En dépit des progrès réalisés ces dernières années, tant au niveau institutionnel et réglementaire, qu’en matière d’organisation des acteurs, les transactions de céréales sont encore loin de bénéficier de l’intégration du marché des produits agricoles. Il subsiste de nombreuses entraves au commerce intra-régional. Ces entraves (interdiction conjoncturelle d’exportation des céréales, multiplication des points de contrôle routier) renchérissent les coûts de transactions. Il est par exemple plus facile pour un opérateur économique sénégalais d’importer du maïs de l’Argentine que du Nigeria.
Les tendances lourdes du marché céréalier régional. Trois phénomènes majeurs impriment une nouvelle tendance lourde au marché céréalier régional. Ils sont susceptibles à terme de contribuer de façon significative à l’amélioration de sa performance : diminution de la fluctuation des prix, réduction des coûts de transaction, meilleure circulation dans l’espace communautaire régional des céréales et produits céréaliers domestiques.
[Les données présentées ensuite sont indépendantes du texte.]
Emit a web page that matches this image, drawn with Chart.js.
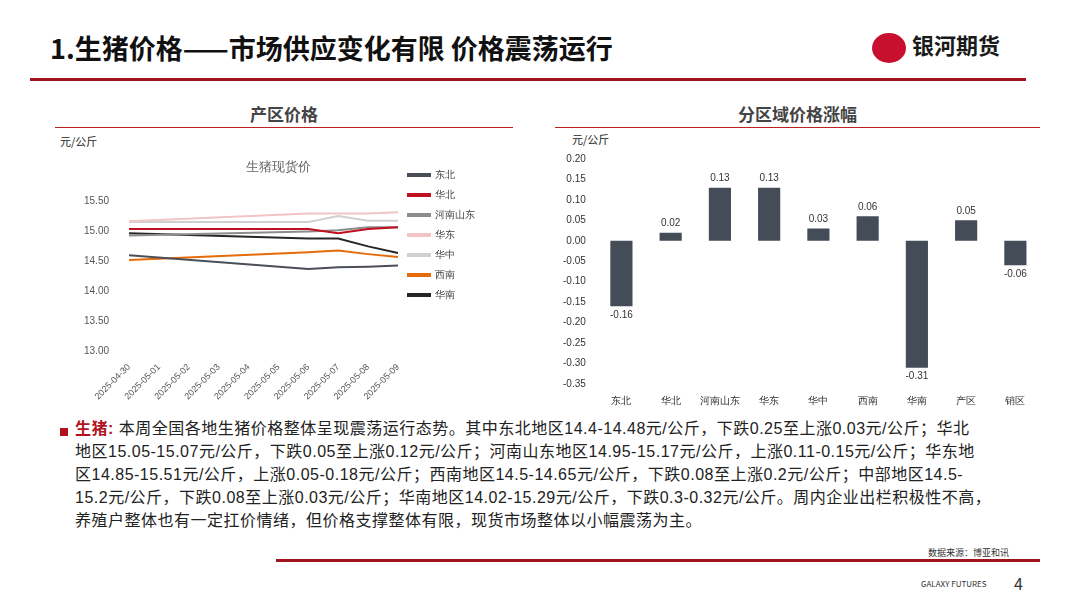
<!DOCTYPE html>
<html>
<head>
<meta charset="utf-8">
<script src="https://cdn.jsdelivr.net/npm/chart.js@4.4.0/dist/chart.umd.min.js"></script>
<style>
body { margin: 0; width: 1080px; height: 608px; background: #fff; font-family: "Noto Sans CJK SC", "Noto Sans", sans-serif; position: relative; overflow: hidden; }
.abs { position: absolute; }
#title { left: 50px; top: 28px; font-size: 27px; font-weight: bold; color: #111; }
#logo { left: 872px; top: 28px; font-size: 22px; font-weight: bold; color: #1a1a1a; }
#logo span { display: inline-block; width: 34px; height: 30px; border-radius: 50%; background: #c8102e; vertical-align: middle; margin-right: 6px; }
.sub { font-size: 17px; font-weight: bold; color: #444; text-align: center; }
.unit { font-size: 11px; color: #222; }
#para { left: 75px; top: 417px; font-family: "Liberation Sans", "Noto Sans CJK SC", sans-serif; font-size: 16px; letter-spacing: 0.5px; line-height: 23px; color: #222; white-space: nowrap; }
</style>
</head>
<body>
<div class="abs" id="title">1.生猪价格——市场供应变化有限 价格震荡运行</div>
<div class="abs" id="logo"><span></span>银河期货</div>
<div class="abs" style="left:30px;top:78px;width:996px;height:3px;background:#a0141e"></div>
<div class="abs sub" style="left:55px;top:101px;width:458px">产区价格</div>
<div class="abs" style="left:55px;top:127px;width:458px;height:1px;background:#b22"></div>
<div class="abs sub" style="left:555px;top:101px;width:485px">分区域价格涨幅</div>
<div class="abs" style="left:555px;top:127px;width:485px;height:1px;background:#b22"></div>
<div class="abs unit" style="left:60px;top:133px">元/公斤</div>
<div class="abs unit" style="left:572px;top:131px">元/公斤</div>
<div class="abs" style="left:72px;top:160px;width:423px;height:245px"><canvas id="lineChart"></canvas></div>
<div class="abs" style="left:560px;top:150px;width:480px;height:260px"><canvas id="barChart"></canvas></div>
<div class="abs" style="left:60px;top:428px;width:8px;height:8px;background:#b0121e"></div>
<div class="abs" id="para"><b style="color:#b0121e">生猪:</b> 本周全国各地生猪价格整体呈现震荡运行态势。其中东北地区14.4-14.48元/公斤，下跌0.25至上涨0.03元/公斤；华北<br>地区15.05-15.07元/公斤，下跌0.05至上涨0.12元/公斤；河南山东地区14.95-15.17元/公斤，上涨0.11-0.15元/公斤；华东地<br>区14.85-15.51元/公斤，上涨0.05-0.18元/公斤；西南地区14.5-14.65元/公斤，下跌0.08至上涨0.2元/公斤；中部地区14.5-<br>15.2元/公斤，下跌0.08至上涨0.03元/公斤；华南地区14.02-15.29元/公斤，下跌0.3-0.32元/公斤。周内企业出栏积极性不高，<br>养殖户整体也有一定扛价情绪，但价格支撑整体有限，现货市场整体以小幅震荡为主。</div>
<div class="abs" style="left:928px;top:546px;font-size:9px;color:#333">数据来源：博亚和讯</div>
<div class="abs" style="left:276px;top:559px;width:764px;height:3px;background:#a0141e"></div>
<div class="abs" style="left:921px;top:578px;font-size:8px;color:#333">GALAXY FUTURES</div>
<div class="abs" style="left:1014px;top:571px;font-size:16px;color:#333">4</div>
<script>
const dates = ["2025-04-30","2025-05-01","2025-05-02","2025-05-03","2025-05-04","2025-05-05","2025-05-06","2025-05-07","2025-05-08","2025-05-09"];
const dongbei = [14.60,null,null,null,null,null,14.37,14.40,14.41,14.43];
const huabei = [15.04,null,null,null,null,null,15.04,14.97,15.04,15.07];
const henanShandong = [14.93,null,null,null,null,null,15.00,15.02,15.07,15.07];
const huadong = [15.17,null,null,null,null,null,15.30,15.30,15.30,15.32];
const huazhong = [15.16,null,null,null,null,null,15.16,15.26,15.18,15.18];
const xinan = [14.52,null,null,null,null,null,14.65,14.68,14.62,14.57];
const huanan = [14.97,null,null,null,null,null,14.88,14.88,14.75,14.64];

const regions = ["东北","华北","河南山东","华东","华中","西南","华南","产区","销区"];
const changes = [-0.16,0.02,0.13,0.13,0.03,0.06,-0.31,0.05,-0.06];
const yTicks = [0.20,0.15,0.10,0.05,0.00,-0.05,-0.10,-0.15,-0.20,-0.25,-0.30,-0.35];

const tickFont = { family: "Liberation Sans, Noto Sans CJK SC", size: 10 };

function series(label, data, color) {
	return { label: label, data: data, borderColor: color, backgroundColor: color, borderWidth: 2, pointRadius: 0, spanGaps: true, tension: 0 };
}

new Chart(document.getElementById("lineChart"), {
	type: "line",
	data: {
		labels: dates,
		datasets: [
			series("东北", dongbei, "#4a4f57"),
			series("华北", huabei, "#c00f1e"),
			series("河南山东", henanShandong, "#8c8c8c"),
			series("华东", huadong, "#f2c4c6"),
			series("华中", huazhong, "#cfd0d2"),
			series("西南", xinan, "#e46c0a"),
			series("华南", huanan, "#262626"),
		],
	},
	options: {
		responsive: true,
		maintainAspectRatio: false,
		animation: false,
		layout: { padding: { right: 10 } },
		plugins: {
			title: { display: true, text: "生猪现货价", color: "#666", font: { size: 13, weight: "normal" }, padding: { bottom: 26 } },
			legend: {
				position: "right",
				align: "start",
				labels: { boxWidth: 22, boxHeight: 2, color: "#444", font: { size: 10 }, padding: 10 },
			},
		},
		scales: {
			x: {
				grid: { display: false },
				border: { display: false },
				ticks: { color: "#555", font: { family: "Liberation Sans", size: 9 }, maxRotation: 45, minRotation: 45 },
			},
			y: {
				min: 13, max: 15.5,
				grid: { display: false },
				border: { display: false },
				ticks: { stepSize: 0.5, color: "#555", font: tickFont, padding: 12, callback: (v) => v.toFixed(2) },
			},
		},
	},
});

// value labels above / below each bar
const barLabels = {
	id: "barLabels",
	afterDatasetsDraw(chart) {
		const ctx = chart.ctx;
		const meta = chart.getDatasetMeta(0);
		ctx.save();
		ctx.font = "10px Liberation Sans";
		ctx.fillStyle = "#333";
		ctx.textAlign = "center";
		meta.data.forEach((bar, i) => {
			const v = changes[i];
			if (v >= 0) {
				ctx.textBaseline = "bottom";
				ctx.fillText(v.toFixed(2), bar.x, bar.y - 4);
			} else {
				ctx.textBaseline = "top";
				ctx.fillText(v.toFixed(2), bar.x, bar.y + 4);
			}
		});
		ctx.restore();
	},
};

new Chart(document.getElementById("barChart"), {
	type: "bar",
	data: {
		labels: regions,
		datasets: [{ data: changes, backgroundColor: "#444c58", barPercentage: 0.45, categoryPercentage: 1 }],
	},
	plugins: [barLabels],
	options: {
		responsive: true,
		maintainAspectRatio: false,
		animation: false,
		plugins: { legend: { display: false } },
		scales: {
			x: {
				grid: { display: false },
				border: { display: false },
				ticks: { color: "#333", font: { size: 10 } },
			},
			y: {
				min: -0.35, max: 0.2,
				grid: { display: false },
				border: { display: false },
				afterBuildTicks: (axis) => { axis.ticks = yTicks.map((v) => ({ value: v })); },
				ticks: { color: "#333", font: tickFont, callback: (v) => v.toFixed(2) },
			},
		},
	},
});
</script>
</body>
</html>
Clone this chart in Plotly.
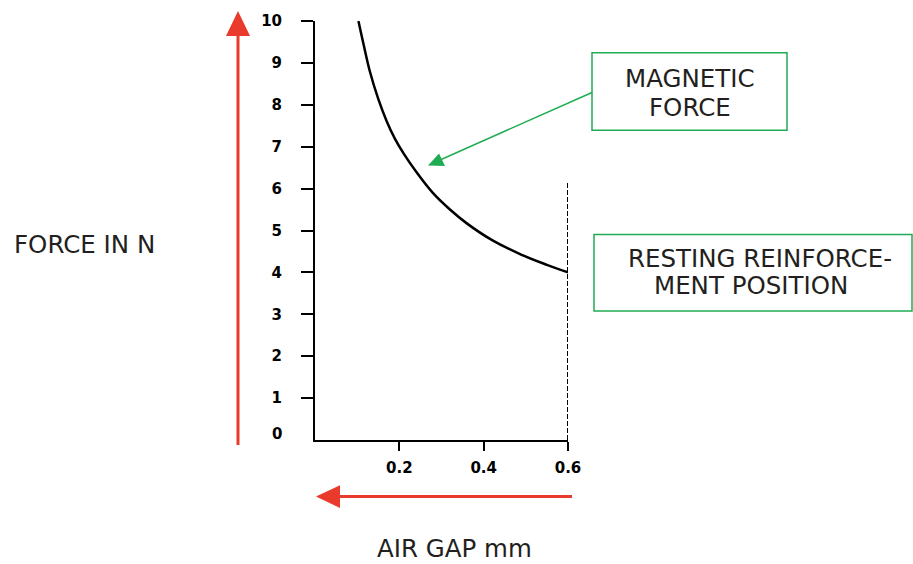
import plotly.graph_objects as go

# ---------------- DATA ----------------
gap_mm = [0.103, 0.115, 0.13, 0.15, 0.17, 0.19, 0.21, 0.24, 0.28, 0.32, 0.36, 0.42, 0.49, 0.55, 0.60]
force_n = [10.0, 9.45, 8.80, 8.14, 7.61, 7.18, 6.84, 6.40, 5.89, 5.50, 5.17, 4.77, 4.42, 4.18, 4.0]

rest_gap = [0.6, 0.6]
rest_force = [0.0, 6.15]

x_ticks = [0.2, 0.4, 0.6]
x_tick_text = ["0.2", "0.4", "0.6"]
y_ticks = [1, 2, 3, 4, 5, 6, 7, 8, 9, 10]
y_tick_text = ["1", "2", "3", "4", "5", "6", "7", "8", "9", "10"]

# ---------------- LAYOUT HELPERS ----------------
W, H = 913, 564
L, R, T, B = 315, 345, 18, 124
PW, PH = W - L - R, H - T - B

RED = "#ea3a2b"
GREEN = "#1fac52"
TXT = "#231f20"
FONT = "DejaVu Sans"
TICKFONT = dict(family="DejaVu Sans", size=15, color="black", weight=700)


def px(x):
    return (x - L) / PW


def py(y):
    return (H - B - y) / PH


fig = go.Figure()

fig.add_trace(go.Scatter(
    x=gap_mm, y=force_n, mode="lines",
    line=dict(color="black", width=2.5, shape="spline", smoothing=1),
    cliponaxis=False, showlegend=False,
))

fig.add_trace(go.Scatter(
    x=rest_gap, y=rest_force, mode="lines",
    line=dict(color="black", width=2, dash="5px,2px"),
    cliponaxis=False, showlegend=False,
))

shapes = []

# red arrows
shapes.append(dict(type="line", xref="paper", yref="paper",
                   x0=px(238), y0=py(445), x1=px(238), y1=py(30),
                   line=dict(color=RED, width=3)))
shapes.append(dict(type="path", xref="paper", yref="paper",
                   path=f"M {px(238)},{py(8)} L {px(226)},{py(33)} L {px(250)},{py(33)} Z",
                   fillcolor=RED, line=dict(width=0)))
shapes.append(dict(type="line", xref="paper", yref="paper",
                   x0=px(572), y0=py(497), x1=px(336), y1=py(497),
                   line=dict(color=RED, width=3)))
shapes.append(dict(type="path", xref="paper", yref="paper",
                   path=f"M {px(316)},{py(497)} L {px(340)},{py(485.5)} L {px(340)},{py(508.5)} Z",
                   fillcolor=RED, line=dict(width=0)))

# green callout boxes
shapes.append(dict(type="rect", xref="paper", yref="paper",
                   x0=px(592), y0=py(50), x1=px(787), y1=py(128),
                   line=dict(color=GREEN, width=1.5)))
shapes.append(dict(type="rect", xref="paper", yref="paper",
                   x0=px(594), y0=py(233), x1=px(912), y1=py(310),
                   line=dict(color=GREEN, width=1.5)))

# green arrow
shapes.append(dict(type="line", xref="paper", yref="paper",
                   x0=px(592), y0=py(90), x1=px(440), y1=py(158),
                   line=dict(color=GREEN, width=1.5)))
shapes.append(dict(type="path", xref="paper", yref="paper",
                   path=f"M {px(428)},{py(163.5)} L {px(439)},{py(151.5)} L {px(445)},{py(164)} Z",
                   fillcolor=GREEN, line=dict(width=0)))

labels = [
    ("FORCE IN N", 84, 243),
    ("AIR GAP mm", 454, 549),
    ("MAGNETIC", 690, 76),
    ("FORCE", 690, 105),
    ("RESTING REINFORCE-", 760, 257),
    ("MENT POSITION", 751, 284),
]
annotations = []
for text, x, y in labels:
    annotations.append(dict(text=text, x=px(x), y=py(y), xref="paper", yref="paper",
                            showarrow=False, xanchor="center", yanchor="middle",
                            font=dict(family=FONT, size=24.5, color=TXT)))

annotations.append(dict(text="0", x=px(284), y=py(434), xref="paper", yref="paper",
                        showarrow=False, xanchor="right", yanchor="middle",
                        font=TICKFONT))

fig.update_layout(
    width=W, height=H, autosize=False,
    margin=dict(l=L, r=R, t=T, b=B),
    paper_bgcolor="white", plot_bgcolor="white",
    shapes=shapes, annotations=annotations,
    showlegend=False,
    xaxis=dict(range=[0, 0.6], tickvals=x_ticks, ticktext=x_tick_text,
               showgrid=False, zeroline=False, showline=True,
               linecolor="black", linewidth=2, ticks="outside",
               ticklen=9, tickwidth=2, tickcolor="black",
               ticklabelstandoff=4, tickfont=TICKFONT),
    yaxis=dict(range=[0, 10], tickvals=y_ticks, ticktext=y_tick_text,
               showgrid=False, zeroline=False, showline=True,
               linecolor="black", linewidth=2, ticks="outside",
               ticklen=12, tickwidth=2, tickcolor="black",
               ticklabelstandoff=16, tickfont=TICKFONT),
)

fig.write_html("out.html", config={"displayModeBar": False},
               post_script="document.body.style.margin='0';")
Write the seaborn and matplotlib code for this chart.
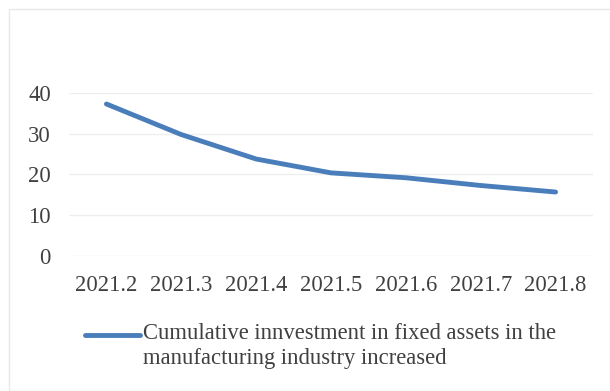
import matplotlib
matplotlib.use("Agg")
import matplotlib.pyplot as plt
import seaborn as sns
import pandas as pd
from matplotlib.lines import Line2D
from matplotlib.patches import Rectangle

categories = ["2021.2", "2021.3", "2021.4", "2021.5", "2021.6", "2021.7", "2021.8"]
values = [37.3, 29.8, 23.8, 20.4, 19.2, 17.3, 15.7]
yticks = [0, 10, 20, 30, 40]
series_label = "Cumulative innvestment in fixed assets in the\nmanufacturing industry increased"

sns.set_style("white")
plt.rcParams["font.family"] = ["Liberation Serif", "DejaVu Serif"]

W, H = 610, 391
fig = plt.figure(figsize=(W / 100, H / 100), dpi=100)
fig.patch.set_facecolor("white")

ax = fig.add_axes([69 / W, 1 - 256 / H, (593 - 69) / W, (256 - 93) / H])
df = pd.DataFrame({"x": range(len(categories)), "y": values})
line_color = "#4a7ebb"
sns.lineplot(data=df, x="x", y="y", ax=ax, color=line_color, linewidth=3.5,
             solid_capstyle="round", solid_joinstyle="round")

ax.set_xlim(-0.5, len(categories) - 0.5)
ax.set_ylim(0, 40)
ax.set_xticks(range(len(categories)))
ax.set_xticklabels(categories)
ax.set_yticks(yticks)
ax.set_yticklabels([str(v) for v in yticks])
ax.set_xlabel("")
ax.set_ylabel("")
for s in ax.spines.values():
    s.set_visible(False)
ax.grid(axis="y", color="#efefef", linewidth=1.0)
ax.set_axisbelow(True)
ax.tick_params(axis="x", length=0, pad=14, labelsize=16.3, labelcolor="#404040")
ax.tick_params(axis="y", length=0, pad=13, labelsize=16.3, labelcolor="#404040")

# frame around the chart
fig.add_artist(Rectangle((9 / W, 0), 1 - 9 / W, 1 - 9 / H, transform=fig.transFigure,
                         fill=False, edgecolor="#e8e8e8", linewidth=1.0))

# legend
fig.add_artist(Line2D([85 / W, 140 / W], [1 - 335 / H, 1 - 335 / H], transform=fig.transFigure,
                      color=line_color, linewidth=3.5, solid_capstyle="round"))
fig.text(143 / W, 1 - 323 / H, series_label, fontsize=16.3, color="#404040",
         va="top", ha="left", linespacing=1.25)

fig.savefig("out.png", dpi=100)
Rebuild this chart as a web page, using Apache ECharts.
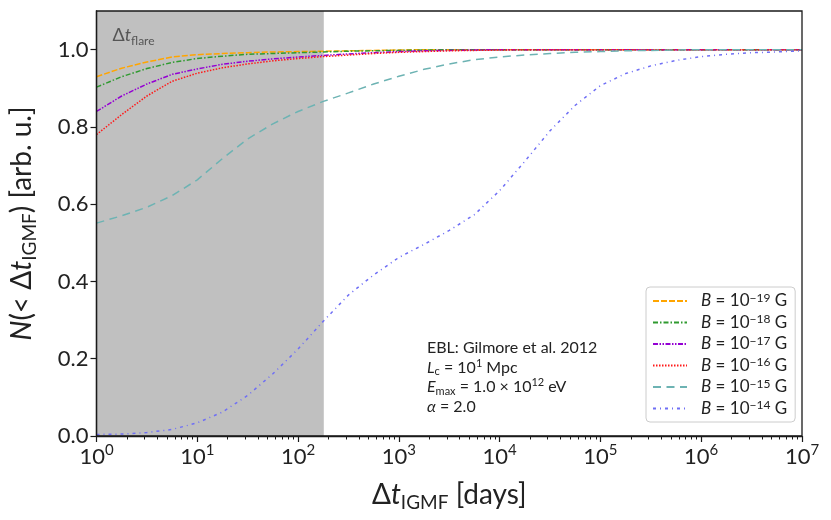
<!DOCTYPE html>
<html><head><meta charset="utf-8">
<script src="https://cdn.jsdelivr.net/npm/echarts@6/dist/echarts.min.js"></script>
<style>html,body{margin:0;padding:0;background:#fff}#c{width:831px;height:520px}</style>
</head><body><div id="c"></div>
<script>
// sample positions: log10(days)
const logDays = [0,0.25,0.5,0.75,1,1.25,1.5,1.75,2,2.25,2.5,2.75,3,3.25,3.5,3.75,4,4.25,4.5,4.75,5,5.25,5.5,5.75,6,6.25,6.5,6.75,7];
const fieldExponents = ['−19','−18','−17','−16','−15','−14'];
const seriesNames = ['B1e-19','B1e-18','B1e-17','B1e-16','B1e-15','B1e-14'];
const b19 = [0.930,0.952,0.968,0.981,0.987,0.990,0.992,0.994,0.995,0.996,0.997,0.998,0.999,1,1,1,1,1,1,1,1,1,1,1,1,1,1,1,1];
const b18 = [0.903,0.930,0.951,0.967,0.977,0.983,0.988,0.990,0.992,0.994,0.996,0.997,0.998,0.999,1,1,1,1,1,1,1,1,1,1,1,1,1,1,1];
const b17 = [0.840,0.880,0.911,0.936,0.950,0.962,0.970,0.976,0.981,0.985,0.989,0.992,0.995,0.997,0.998,0.999,1,1,1,1,1,1,1,1,1,1,1,1,1];
const b16 = [0.780,0.832,0.880,0.918,0.939,0.953,0.963,0.971,0.977,0.982,0.986,0.990,0.993,0.995,0.997,0.998,0.999,1,1,1,1,1,1,1,1,1,1,1,1];
const b15 = [0.551,0.570,0.592,0.622,0.663,0.718,0.769,0.808,0.840,0.866,0.888,0.911,0.931,0.949,0.963,0.974,0.981,0.986,0.990,0.993,0.995,0.997,0.998,0.999,1,1,1,1,1];
const b14 = [0.004,0.005,0.009,0.017,0.034,0.062,0.105,0.161,0.225,0.297,0.365,0.417,0.462,0.496,0.532,0.573,0.635,0.711,0.790,0.856,0.907,0.938,0.958,0.972,0.982,0.988,0.992,0.994,0.997];
const yTicks = [0,0.2,0.4,0.6,0.8,1.0];
const xDecades = [0,1,2,3,4,5,6,7];
const flareStart = 1, flareEnd = 180;
const colors = ['#ffa500','#2f9a2f','#9400d3','#ff1a1a','#6db3b3','#6f6ff5'];
const dashes = [[6,2],[5,2,1.5,2],[5,1.5,1.5,1.5,1.5,1.5],[1.5,1.5],[8,5.5],[3,4,1,4]];
const allValues = [b19,b18,b17,b16,b15,b14];

const FONT = 'Lato';
const INK = '#1a1a1a';
function rich(size, color){
  const s = Math.round(size*0.68);
  return {
    n:{fontFamily:FONT,fontSize:size,lineHeight:Math.round(size*1.25),color:color},
    it:{fontFamily:FONT,fontSize:size,fontStyle:'italic',lineHeight:Math.round(size*1.25),color:color},
    sub:{fontFamily:FONT,fontSize:s,lineHeight:s,verticalAlign:'bottom',color:color},
    sup:{fontFamily:FONT,fontSize:s,lineHeight:s,verticalAlign:'top',color:color},
    g:{width:9,fontSize:size}
  };
}
const minorTicks = [];
for (let d = 0; d < 7; d++) for (let k = 2; k <= 9; k++) minorTicks.push(k*Math.pow(10,d));

const chart = echarts.init(document.getElementById('c'), null, {renderer:'canvas'});
const lineSeries = allValues.map((vals,i)=>({
  name: seriesNames[i], type:'line', showSymbol:false, symbol:'none', z:3,
  xAxisIndex:0, yAxisIndex:0,
  lineStyle:{color:colors[i], width:1.5, type:dashes[i]},
  itemStyle:{color:colors[i]},
  data: logDays.map((e,j)=>[Math.pow(10,e), vals[j]])
}));
const legendRich = rich(17,'#222');
legendRich.n.lineHeight = 18; legendRich.it.lineHeight = 18;
const option = {
  animation:false,
  grid:{left:96,right:29,top:11,bottom:84,show:true,borderColor:INK,borderWidth:1.3,backgroundColor:'transparent',z:10},
  xAxis:[{
    type:'log', logBase:10, min:1, max:1e7, z:10,
    axisLine:{show:true,lineStyle:{color:INK,width:1.3}},
    axisTick:{show:true,inside:false,length:6,lineStyle:{color:INK,width:1.2},
      customValues: xDecades.map(e=>Math.pow(10,e))},
    axisLabel:{margin:7, customValues: xDecades.map(e=>Math.pow(10,e)),
      formatter:v=>'{n|10}{sup|'+Math.round(Math.log10(v))+'}', rich:rich(22,'#222')},
    splitLine:{show:false},
    name:'{n|Δ}{it|t}{sub|IGMF}{n| [days]}', nameLocation:'middle', nameGap:41,
    nameTextStyle:{rich:rich(28,'#222')}
  },{
    type:'log', logBase:10, min:1, max:1e7, gridIndex:0, position:'bottom', z:10,
    axisLine:{show:false}, axisLabel:{show:false}, splitLine:{show:false},
    axisTick:{show:true,inside:false,length:3.5,lineStyle:{color:INK,width:1},customValues:minorTicks}
  }],
  yAxis:{
    type:'value', min:0, max:1.1, z:10,
    axisLine:{show:true,lineStyle:{color:INK,width:1.3}},
    axisTick:{show:true,inside:false,length:6,lineStyle:{color:INK,width:1.2},customValues:yTicks},
    axisLabel:{margin:8,customValues:yTicks,formatter:v=>v.toFixed(1),fontFamily:FONT,fontSize:22,color:'#222'},
    splitLine:{show:false},
    name:'{it|N}{n|(< Δ}{it|t}{sub|IGMF}{n|) [arb. u.]}', nameLocation:'middle', nameGap:57,
    nameTextStyle:{rich:rich(28,'#222')}
  },
  legend:{
    orient:'vertical', left:646, top:287, itemWidth:34, itemHeight:14, itemGap:4,
    padding:[5,8,5,6], borderColor:'#cccccc', borderWidth:1, borderRadius:4, backgroundColor:'#fff',
    data: seriesNames,
    itemStyle:{opacity:0},
    formatter: name => '{g|}{it|B}{n| = 10}{sup|'+fieldExponents[seriesNames.indexOf(name)]+'}{n| G}',
    textStyle:{fontFamily:FONT,fontSize:17,color:'#222',rich:legendRich}
  },
  graphic:[{
    type:'text', left:427, top:340, z:20,
    style:{
      text:'{n|EBL: Gilmore et al. 2012}\n{it|L}{sub|c}{n| = 10}{sup|1}{n| Mpc}\n{it|E}{sub|max}{n| = 1.0 × 10}{sup|12}{n| eV}\n{it|α}{n| = 2.0}',
      rich:(()=>{const r=rich(16,'#222');r.n.lineHeight=19.5;r.it.lineHeight=19.5;return r;})(),
      font:'16px '+FONT, fill:'#222'
    }
  }],
  series:[{
    name:'flare', type:'line', data:[], z:1, silent:true,
    markArea:{silent:true, itemStyle:{color:'#c0c0c0'},
      label:{show:true, position:'insideTopLeft', offset:[11,8],
        formatter:'{n|Δ}{it|t}{sub|flare}', rich:rich(18,'#555')},
      data:[[{xAxis:flareStart},{xAxis:flareEnd}]]}
  }].concat(lineSeries)
};
chart.setOption(option);
</script></body></html>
Des progrès dans la transformation. Le premier phénomène porte sur l’apparition de nouvelles chaines de valeur, principalement autour des filières riz et maïs. On distingue aujourd’hui plusieurs segments de demande du riz et surtout du maïs, résultant des progrès réalisés sur le front de la transformation et de la normalisation des produits. La multiplication des petites et moyennes unités de transformation contribue à améliorer le fonctionnement du marché, marqué par un recul des produits tout venant. Dans maints pays de la région, cette tendance contribue à modifier les habitudes alimentaires des populations jadis tournées vers les céréales d’origine étrangère. Au Mali et en Guinée par exemple, le riz local est de plus en plus prisé par les consommateurs. Cette situation contribue à révolutionner le mode de distribution de cette céréale dans des emballages adaptés au besoin des clients.
Apparitions de nouveaux acteurs. Le second phénomène concerne les changements du cadre institutionnel, notamment au point de vue de l’organisation des acteurs. Si les commerçants traditionnels demeurent les principaux vecteurs des transactions des céréales, on voit apparaitre de nouveaux réseaux sous l’impulsion des organisations régionales et des ONG. En effet si les importations de riz restent l’apanage d’une poignée d’opérateurs par pays, les transactions des produits locaux sont de plus en plus assurées par de nouveaux acteurs : les coopératives de producteurs à travers les opérations de warrantage et de vente groupée. La crise alimentaire de 2008 et les projets mis en oeuvre dans plusieurs pays pour juguler ses effets, notamment les « Food Facility » de l’Union européenne, ont contribué à renforcer la présence de cette catégorie d’acteurs sur le marché céréalier. Il est cependant difficile de prédire la pérennité de cette tendance soutenue par des projets.
Arrivée des NTIC. Enfin la montée en flèche des nouvelles technologies de l’information et de la communication, notamment la téléphonie mobile, permet de promouvoir de nouvelles bourses de produits céréaliers. Elle a surtout favorisé la dynamisation des transactions gérées par des acteurs émergeants, notamment ceux regroupés au sein du Réseau des opérateurs du secteur agroalimentaire régional. Dans de nombreux pays fonctionnent actuellement des systèmes d’information très souples, qui connectent les opérateurs à des serveurs développés par les offices de commercialisation et des projets visant à promouvoir l’accès au marché pour les petits producteurs. Les producteurs reçoivent des alertes par SMS, des prix des produits pratiqués sur les principaux produits. Ces informations donnent des indications sur le niveau de l’offre dans certains cas.
Cette tendance est appelée à s’amplifier au cours des années à venir sous le double effet de la sophistication de la demande des consommateurs, et de la forte urbanisation de la région. Mais le marché régional des céréales devra surmonter un obstacle majeur, celui de l’incohérence des politiques agricoles et commerciales de la région. Les débats autour du Tarif extérieur commun (TEC) à propos du riz ne présagent pas d’une issue heureuse à court terme.